Am 27.04.2015 um 11:09 schrieb David Kastrup:
Hi,

you might have been wondering what I've been up to in the last month or
so.  I have by now accumulated several rewrites of the
"dispatcher"/"listener"-related internals of
engravers/performers/translators and got them working.  Unfortunately,
by the time I finish one rewrite, I have learnt enough to figure out why
the approach in general is more complex to maintain than desirable and
how the work might be better organized.

Also the first rewrite was sort of embarrassing in that I got every
wrinkle out until the last point remaining were Scheme engravers.  And
those would not have fit into this approach well at all.  But they are
too important for that.

As things currently stand, I suspect that the current mechanism for
creating Scheme engravers with their own variables (namely providing a
function creating an engraver description) does not have likable
performance characteristics and, more importantly, does not really work
reasonably at all with regard to registering Scheme engravers like C++
engravers so that they can be called by name and documented in the same
manner.

I'll probably come up with something GOOPS-related eventually and the
closure mechanism for creating Scheme engravers will be deprecated.

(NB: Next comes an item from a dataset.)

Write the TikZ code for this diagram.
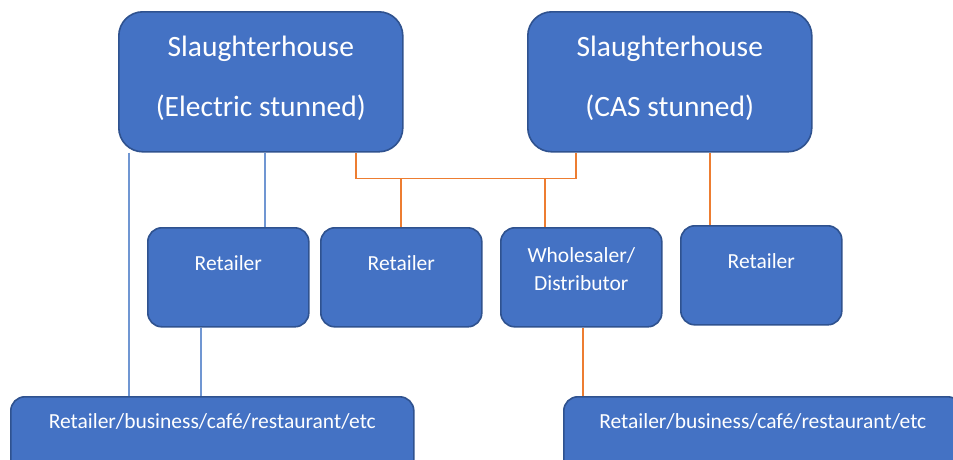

At any rate, I am starting over _again_ but I think that I am now at the
stage where my plan of execution is nicely streamlined and "Listeners"
from both C++ and Scheme level (as well as their creation from the
bowels of the respective engraver types) are quite straightforward to
deploy and debug and don't rely on all the C level macro hackery.

It _is_ sort of a nuisance to have several iterations of working
branches that have each taken quite a bit of work to run fine but that
end up catering for what amounts to ultimately being the wrong kind of
data structure for long-time code maintenance.

Reminds me of the old joke about an experimental physicist asking the
university dean for funding of an accelerator, and the dean goes "why
can't you be like the mathematicians?  All they need is pencil, paper,
and a wastebasket.  And the philosophers don't even need a
wastebasket..."

So in short, I've been tending the most important resource a good
programmer should have in his possession: the wastebasket.  And I expect
people to ultimately be glad about all the code I have thrown away once
I get to throwing away the current code we work with.